Applause was heard. The young man had finished playing. Olga Mikhailovna remembered about her guests and hastened to the drawing room.

“Listening to you, I forgot myself,” she said, going to the piano. “I forgot myself. You have an astonishing ability! But don’t you find our piano out of tune?”

At that moment the two schoolboys came into the drawing room and the student along with them.

“My God, Mitya and Kolya?” Olga Mikhailovna said drawlingly and joyfully, going to meet them. “How big you’ve become! I hardly recognized you! And where is your mama?”

“Congratulations on your husband’s name-day,” the student began casually. “I wish you all the best. Ekaterina Andreevna sends her best wishes and her apologies. She’s not feeling well.”

“How unkind of her! I’ve been waiting all day for her. And did you come from Petersburg long ago?” Olga Mikhailovna asked the student. “How’s the weather there now?” And without waiting for an answer, she looked tenderly at the boys and repeated, “How big you’ve grown! Just recently they came here with a nanny, and now they’re already schoolboys! The old grow older, and the young grow up…Have you eaten?”

“Ah, don’t go to any trouble, please!” said the student.

“So you haven’t eaten?”

“For God’s sake, don’t go to any trouble!”

“But don’t you want to eat?” Olga Mikhailovna asked in a rude and harsh voice, impatiently and with vexation—it came out of her inadvertently, but she immediately coughed, smiled, and blushed. “How big you’ve grown!” she said softly.

“Don’t go to any trouble, please!” the student said again.

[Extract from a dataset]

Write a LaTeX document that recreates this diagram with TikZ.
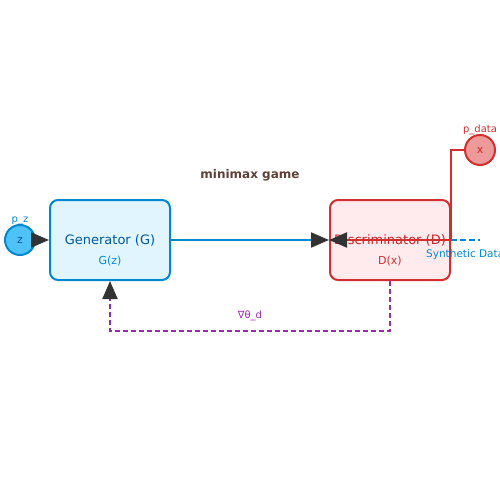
\documentclass[tikz,border=0pt]{standalone}
\usepackage{fontspec}
\setmainfont{DejaVu Sans}
\usetikzlibrary{arrows.meta}
\definecolor{genblue}{HTML}{0288D1}
\definecolor{gendark}{HTML}{01579B}
\definecolor{genfill}{HTML}{E1F5FE}
\definecolor{zfill}{HTML}{4FC3F7}
\definecolor{discred}{HTML}{D32F2F}
\definecolor{discdark}{HTML}{C62828}
\definecolor{discfill}{HTML}{FFEBEE}
\definecolor{xfill}{HTML}{EF9A9A}
\definecolor{feedpurple}{HTML}{9C27B0}
\definecolor{gamebrown}{HTML}{5D4037}
\definecolor{tipgray}{HTML}{333333}

\begin{document}
\begin{tikzpicture}[x=1pt, y=-1pt,
    block/.style ={rectangle, rounded corners=8pt, line width=2pt, minimum width=120pt, minimum height=80pt},
    source/.style ={circle, line width=2pt, minimum size=30pt, inner sep=0pt, font=\fontsize{11}{13}\selectfont},
    big/.style ={font=\fontsize{13}{15}\selectfont},
    small/.style ={font=\fontsize{11}{13}\selectfont},
    tiny/.style ={font=\fontsize{10}{12}\selectfont},
    head/.style ={-{Triangle[length=18pt, width=15pt, color=tipgray]}}]
   \useasboundingbox (0,0) rectangle (500,500);
   \node[source, draw=genblue, fill=zfill, text=gendark] (z) [label={[tiny, genblue, label distance=-4pt]90:p\_z}] at (20,240) {z};
   \node[source, draw=discred, fill=xfill, text=discdark] (x) [label={[tiny, discred, label distance=-4pt]90:p\_data}] at (480,150) {x};
   \node[block, draw=genblue, fill=genfill] (G) at (110,240) {};
   \node[block, draw=discred, fill=discfill] (D) at (390,240) {};
   \node[big, text=gendark] (Gname) at (110,240) {Generator (G)};
   \node[small, text=genblue] (Gout) at (110,261) {G(z)};
   \node[big, text=discdark] (Dname) at (390,240) {Discriminator (D)};
   \node[small, text=discred] (Dout) at (390,261) {D(x)};
   \node[font=\bfseries\fontsize{12}{14}\selectfont, text=gamebrown] (game) at (250,175) {minimax game};
   \node[font=\fontsize{10.5}{12}\selectfont, text=genblue, anchor=west, inner sep=0pt] (synth) at (426,255) {Synthetic Data};
   \node[tiny, text=feedpurple] (grad) at (250,316) {∇θ\_d};
   \coordinate (synthend) at (480,240);
   \draw[head, tipgray, line width=2pt] (z) to (G);
   \draw[head, genblue, line width=2pt] (G) to (D.west);
   \draw[head, discred, line width=2pt] (x) -| (D.east) -- (D.west);
   \draw[genblue, line width=2pt, dash pattern=on 6pt off 3pt] (D.east) to (synthend);
   \draw[head, feedpurple, line width=2pt, dash pattern=on 5pt off 3pt] (D.south) -- ++(0,50) -| (G.south);
\end{tikzpicture}
\end{document}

The student asked her not to go to any trouble, the children said nothing; obviously, all three wanted to eat. Olga Mikhailovna took them to the dining room and told Vassily to set the table.

“Your mother is unkind!” she said, seating them. “She’s completely forgotten me. Unkind, unkind, unkind…Tell her so. And what are you studying?” she asked the student.

“Medicine.”

“Well, and I have a weakness for doctors, just imagine. I’m very sorry my husband isn’t a doctor. What courage one must have, for instance, to do surgery or cut up corpses! Terrible! You’re not afraid? I think I’d die of fear. You’ll have some vodka, of course?”

“Don’t go to any trouble, please.”

“After traveling, you need a drink. I’m a woman, but I sometimes drink, too. Mitya and Kolya will have Malaga. It’s weak wine, don’t worry. What fine fellows, really! Fit to be married off.”